Bethany Allen-Ebrahimian replies:
These are nuanced and well-argued responses from Emma, Amanda, and Ricky. My essay was not a call to action but rather a call to discussion, and I am pleased to see that this has so far been one result. As Ricky notes, I am myself a graduate of a program in China that is quite similar to the Schwarzman Scholars program. It was an experience that changed my life.
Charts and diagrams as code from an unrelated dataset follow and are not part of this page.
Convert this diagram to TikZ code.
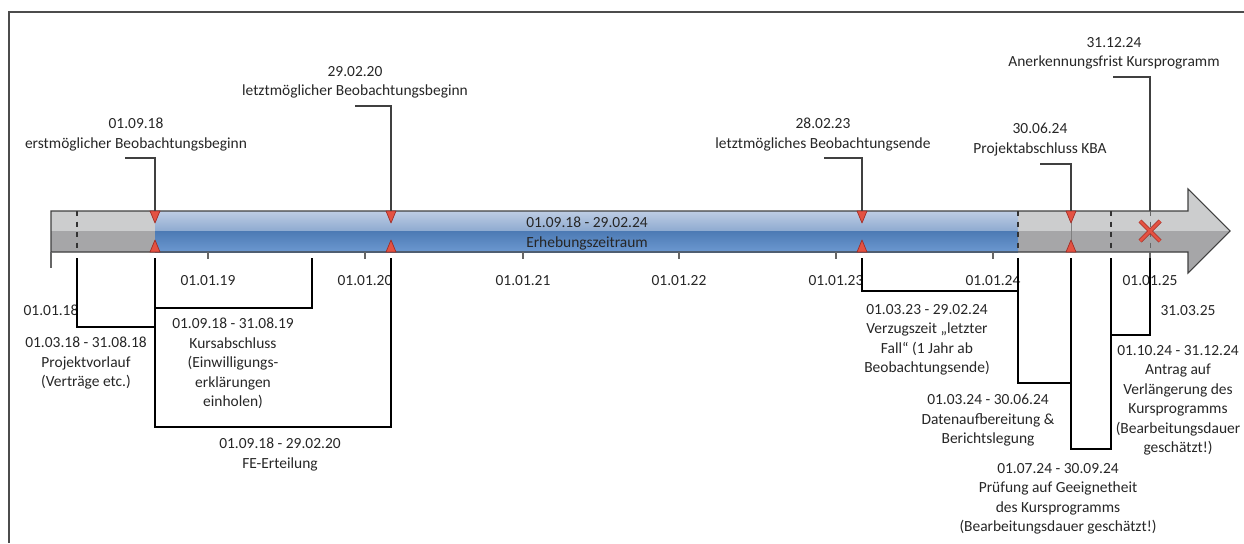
\documentclass[tikz,border=0pt]{standalone}
\usepackage{fontspec}
\setmainfont{Carlito}
\usepackage{tikz}

\definecolor{balkenhell}{RGB}{204,205,206}
\definecolor{balkendunkel}{RGB}{166,166,168}
\definecolor{blauA}{RGB}{190,205,228}
\definecolor{blauB}{RGB}{142,170,208}
\definecolor{blauC}{RGB}{76,122,180}
\definecolor{blauD}{RGB}{108,152,208}
\definecolor{markerrot}{RGB}{228,82,66}
\definecolor{markerrand}{RGB}{160,45,38}

\begin{document}
\begin{tikzpicture}[x=0.2mm, y=-0.2mm,
	txt/.style={font=\fontsize{8.8}{11.1}\selectfont, text=black!85, align=center,
		anchor=north, inner sep=0pt, execute at begin node=\strut},
	linie/.style={draw=black!75, line width=0.7pt},
	klammer/.style={draw=black, line width=1.1pt},
	marke/.style={fill=markerrot, draw=markerrand, line width=0.4pt, line join=round},
	trenner/.style={draw=black!80, dashed, line width=0.6pt}]
\useasboundingbox (0,0) rectangle (1244,543);
% frame
	\draw[draw=black!70, line width=0.8pt] (1244,12) -- (9,12) -- (9,543);

% dates on the bar (o = top edge, u = below the bar)
	\foreach \n/\x in {1803/77, 1809/155, 1909/312, 2003/391, 2303/862,
			2403/1018, 2407/1071, 2410/1111, 2501/1150} {
		\coordinate (o\n) at (\x,211);
		\coordinate (u\n) at (\x,258);
	}

% arrow
	\fill[balkenhell] (51,211) -- (1188,211) -- (1188,189) -- (1230,231)
		-- (1188,273) -- (1188,252) -- (51,252) -- cycle;
	\fill[balkendunkel] (51,231) -- (1230,231) -- (1188,273) -- (1188,252) -- (51,252) -- cycle;
	\shade[top color=blauA, bottom color=blauB] (155,211) rectangle (1018,231);
	\shade[top color=blauC, bottom color=blauD] (155,231) rectangle (1018,252);
	\draw[draw=black!75, line width=0.6pt] (51,211) -- (1188,211) -- (1188,189) -- (1230,231)
		-- (1188,273) -- (1188,252) -- (51,252) -- cycle;
	\node[txt] (erhebung) at (587,217) {01.09.18 - 29.02.24\\Erhebungszeitraum};

% separators in the bar
	\draw[trenner] (77,211) -- (77,252);
	\draw[trenner] (1018,211) -- (1018,252);
	\draw[trenner] (1111,211) -- (1111,252);
	\draw[trenner, black!60, line width=0.5pt] (1150,211) -- (1150,252);
	\draw[draw=black!50, line width=0.5pt] (1071,211) -- (1071,252);

% year ticks
	\draw[draw=black!60, line width=0.6pt] (51,252) -- (51,268);
	\foreach \x/\j in {208/19, 365/20, 523/21, 679/22, 836/23, 993/24, 1150/25} {
		\draw[draw=black!60, line width=0.6pt] (\x,252) -- (\x,259);
		\node[txt] (jahr\j) at (\x,271) {01.01.\j};
	}
	\node[txt] (jahr18) at (51,301) {01.01.18};
	\node[txt] (ende) at (1188,301) {31.03.25};

% markers
	\foreach \x in {155, 391, 862, 1071} {
		\draw[marke] (\x-5,211) -- (\x+5,211) -- (\x,223) -- cycle;
		\draw[marke] (\x-5,252) -- (\x+5,252) -- (\x,240) -- cycle;
	}
	\draw[draw=markerrand, line width=2.4pt] (1140,221) -- (1160,241) (1140,241) -- (1160,221);
	\draw[draw=markerrot, line width=1.6pt] (1140,221) -- (1160,241) (1140,241) -- (1160,221);

% milestones above
	\node[txt] (m1809) at (136,118) {01.09.18\\erstmöglicher Beobachtungsbeginn};
	\draw[linie] (o1809) -- ++(0,-53) -- ++(-30,0);
	\node[txt] (m2003) at (355,66) {29.02.20\\letztmöglicher Beobachtungsbeginn};
	\draw[linie] (o2003) -- ++(0,-105) -- ++(-36,0);
	\node[txt] (m2303) at (823,118) {28.02.23\\letztmögliches Beobachtungsende};
	\draw[linie] (o2303) -- ++(0,-53) -- ++(-38,0);
	\node[txt] (m2407) at (1040,123) {30.06.24\\Projektabschluss KBA};
	\draw[linie] (o2407) -- ++(0,-47) -- ++(-31,0);
	\node[txt] (m2501) at (1114,37) {31.12.24\\Anerkennungsfrist Kursprogramm};
	\draw[linie] (o2501) -- ++(0,-134) -- ++(-37,0);

% phases below
	\draw[klammer] (u1803) -- ++(0,69) -| (u1809);
	\node[txt] (vorlauf) at (86,337) {01.03.18 - 31.08.18\\Projektvorlauf\\(Verträge etc.)};
	\draw[klammer] (u1809) -- ++(0,50) -| (u1909);
	\node[txt] (kurs) at (233,318) {01.09.18 - 31.08.19\\Kursabschluss\\(Einwilligungs-\\erklärungen\\einholen)};
	\draw[klammer] (u1809) -- ++(0,169) -| (u2003);
	\node[txt] (fe) at (280,438) {01.09.18 - 29.02.20\\FE-Erteilung};
	\draw[klammer] (u2303) -- ++(0,33) -| (u2403);
	\node[txt] (verzug) at (927,304) {01.03.23 - 29.02.24\\Verzugszeit „letzter\\Fall“ (1 Jahr ab\\Beobachtungsende)};
	\draw[klammer] (u2403) -- ++(0,125) -| (u2407);
	\node[txt] (daten) at (988,394) {01.03.24 - 30.06.24\\Datenaufbereitung \&\\Berichtslegung};
	\draw[klammer] (u2407) -- ++(0,191) -| (u2410);
	\node[txt] (pruefung) at (1058,463) {01.07.24 - 30.09.24\\Prüfung auf Geeignetheit\\des Kursprogramms\\(Bearbeitungsdauer geschätzt!)};
	\draw[klammer] (u2410) -- ++(0,77) -| (u2501);
	\node[txt] (antrag) at (1178,345) {01.10.24 - 31.12.24\\Antrag auf\\Verlängerung des\\Kursprogramms\\(Bearbeitungsdauer\\geschätzt!)};
\end{tikzpicture}
\end{document}
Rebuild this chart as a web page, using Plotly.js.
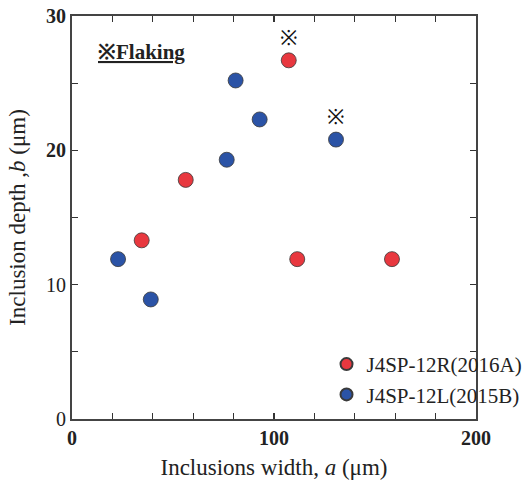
<!DOCTYPE html>
<html>
<head>
<meta charset="utf-8">
<script src="https://cdn.plot.ly/plotly-3.0.1.min.js"></script>
<style>html,body{margin:0;padding:0;background:#fff;}#chart{width:530px;height:480px;}</style>
</head>
<body>
<div id="chart"></div>
<script>
// Series: J4SP-12R(2016A)
const redName = 'J4SP-12R(2016A)';
const redX = [34.5, 56.3, 107.3, 111.5, 158.4];
const redY = [13.3, 17.8, 26.7, 11.9, 11.9];
const redMark = ['', '', '※', '', ''];

// Series: J4SP-12L(2015B)
const blueName = 'J4SP-12L(2015B)';
const blueX = [22.8, 39.0, 76.6, 81.0, 92.9, 130.7];
const blueY = [11.9, 8.9, 19.3, 25.2, 22.3, 20.8];
const blueMark = ['', '', '', '', '', '※'];

// Ticks
const xTickVals = [0, 20, 40, 60, 80, 100, 120, 140, 160, 180, 200];
const xTickText = ['<b>0</b>', '', '', '', '', '<b>100</b>', '', '', '', '', '<b>200</b>'];
const yTickVals = [0, 5, 10, 15, 20, 25, 30];
const yTickText = ['0', '', '10', '', '<b>20</b>', '', '<b>30</b>'];

const noteText = '<b><u>※Flaking</u></b>';
const xTitle = 'Inclusions width, <i>a</i> (μm)';
const yTitle = 'Inclusion depth ,<i>b</i> (μm)';

const serif = 'Liberation Serif';
const markerLine = {color: '#3a3a3a', width: 0.8};

const traces = [
  {
    type: 'scatter', mode: 'markers+text', name: redName,
    x: redX, y: redY, text: redMark, textposition: 'top center',
    textfont: {family: 'DejaVu Serif', size: 21, color: '#111'},
    marker: {size: 15, color: '#e8383f', line: markerLine},
    cliponaxis: false
  },
  {
    type: 'scatter', mode: 'markers+text', name: blueName,
    x: blueX, y: blueY, text: blueMark, textposition: 'top center',
    textfont: {family: 'DejaVu Serif', size: 21, color: '#111'},
    marker: {size: 15, color: '#2b53a6', line: markerLine},
    cliponaxis: false
  }
];

const axisCommon = {
  showgrid: false, zeroline: false, showline: true, linecolor: '#444', linewidth: 2,
  mirror: 'ticks', ticks: 'inside', ticklen: 6, tickwidth: 1.2, tickcolor: '#333',
  tickfont: {family: serif, size: 20, color: '#222'}, tickmode: 'array'
};

const layout = {
  width: 530, height: 480,
  margin: {l: 72, r: 54, t: 16, b: 61, autoexpand: false},
  paper_bgcolor: '#fff', plot_bgcolor: '#fff',
  font: {family: serif, color: '#222'},
  xaxis: Object.assign({}, axisCommon, {
    range: [0, 200], tickvals: xTickVals, ticktext: xTickText,
    title: {text: xTitle, font: {family: serif, size: 23, color: '#222'}, standoff: 12}
  }),
  yaxis: Object.assign({}, axisCommon, {
    range: [0, 30], tickvals: yTickVals, ticktext: yTickText,
    title: {text: yTitle, font: {family: serif, size: 23, color: '#222'}, standoff: 14}
  }),
  showlegend: true,
  legend: {
    x: 0.63, y: 0.01, xanchor: 'left', yanchor: 'bottom',
    bgcolor: 'rgba(0,0,0,0)', font: {family: serif, size: 21, color: '#222'},
    itemsizing: 'constant', tracegroupgap: 0
  },
  annotations: [
    {
      xref: 'paper', yref: 'paper', x: 0.06, y: 0.91, xanchor: 'left', yanchor: 'middle',
      text: noteText, showarrow: false, font: {family: serif, size: 21, color: '#222'}
    }
  ]
};

Plotly.newPlot('chart', traces, layout, {displayModeBar: false, staticPlot: true});
</script>
</body>
</html>
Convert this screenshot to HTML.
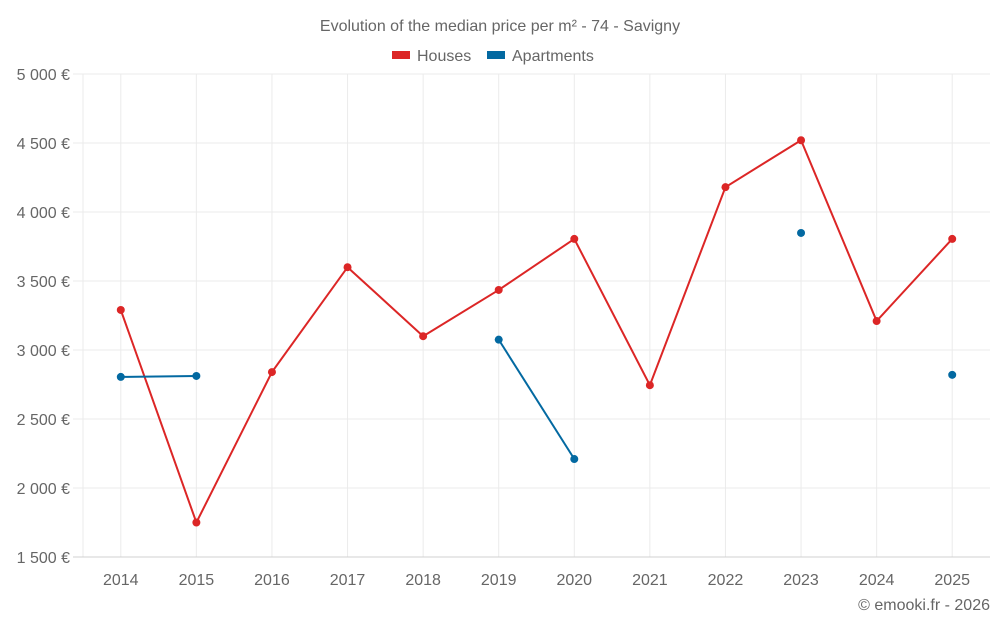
<!DOCTYPE html>
<html><head><meta charset="utf-8"><style>
body{margin:0;background:#fff;font-family:"Liberation Sans",sans-serif}
svg text{font-family:"Liberation Sans",sans-serif;fill:#666}
</style></head><body>
<svg id="c" width="1000" height="625">
<text x="500" y="31" text-anchor="middle" font-size="16">Evolution of the median price per m² - 74 - Savigny</text>
<g><rect x="392" y="51" width="18" height="8" fill="#dc2626"/><text x="417" y="61" font-size="16">Houses</text></g>
<g><rect x="487" y="51" width="18" height="8" fill="#0369a1"/><text x="512" y="61" font-size="16">Apartments</text></g>
<g id="grid"></g><g id="marks"></g>
<text x="990" y="610" text-anchor="end" font-size="16">© emooki.fr - 2026</text>
</svg>
<script>
const years=[2014,2015,2016,2017,2018,2019,2020,2021,2022,2023,2024,2025];
const houses=[3290,1750,2840,3600,3100,3435,3805,2745,4180,4520,3210,3805];
const apartments=[2805,2812,null,null,null,3075,2210,null,null,3848,null,2820];
const yTicks=[1500,2000,2500,3000,3500,4000,4500,5000];
const L=83,R=990,T=74,B=557,yMin=1500,yMax=5000;
const band=(R-L)/years.length;
const xs=i=>L+band*(i+0.5);
const ys=v=>B-(v-yMin)/(yMax-yMin)*(B-T);
const NS="http://www.w3.org/2000/svg";
const g=document.getElementById('grid'),m=document.getElementById('marks');
function mk(tag,a,p){const e=document.createElementNS(NS,tag);for(const k in a)e.setAttribute(k,a[k]);p.appendChild(e);return e;}
const lv=mk('line',{x1:L,x2:L,y1:T,y2:B,stroke:'#ebebeb'},g);


years.forEach((y,i)=>{const l=mk('line',{x1:xs(i),x2:xs(i),y1:T,y2:B,stroke:'#ebebeb'},g);
 
 
 const t=mk('text',{x:xs(i),y:585,'text-anchor':'middle','font-size':16},g);t.textContent=y;
 
 });
yTicks.forEach(v=>{
 const l=mk('line',{x1:73,x2:R,y1:ys(v),y2:ys(v),stroke:v==yMin?'#d0d0d0':'#ebebeb'},g);
 
 
 const t=mk('text',{x:70,y:ys(v)+6,'text-anchor':'end','font-size':16},g);
 t.textContent=v.toLocaleString('fr-FR').replace(/\s/g,' ')+' €';
 
 
});
function series(data,color,name){
 let seg=[];const segs=[];
 data.forEach((v,i)=>{if(v==null){if(seg.length)segs.push(seg);seg=[];}else seg.push([xs(i),ys(v)]);});
 if(seg.length)segs.push(seg);
 segs.forEach(s=>{if(s.length>1){const p=mk('polyline',{points:s.map(q=>q.join(',')).join(' '),fill:'none',stroke:color,'stroke-width':2},m);
  
  }});
 data.forEach((v,i)=>{if(v==null)return;const c=mk('circle',{cx:xs(i),cy:ys(v),r:4,fill:color},m);
  
  });
}
series(houses,'#dc2626','houses');
series(apartments,'#0369a1','apartments');
</script>
</body></html>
I know firsthand and deeply value the strengths of engagement, which Emma and Amanda eloquently describe.
But when a government has led the society that it governs far down the path toward genocide, as the Chinese Communist Party has; and when that government has advertised high-profile foreign engagement as proof that its model is both successful and acclaimed, as the Chinese Communist Party has; and when that government has learned how to reverse the ties of engagement to enforce repression far beyond its own borders, as the Chinese Communist Party has, every institution with ties to China must ask itself, Are we making things better, or are we making things worse for the country’s citizens and the world?
I do not know the answer to that question—or whether it’s time to disengage—and I do not claim to. It is a deeply personal question that every institution and every person must answer on their own. But I do believe that it is time for everyone to begin the process of asking themselves, Where do we draw the line?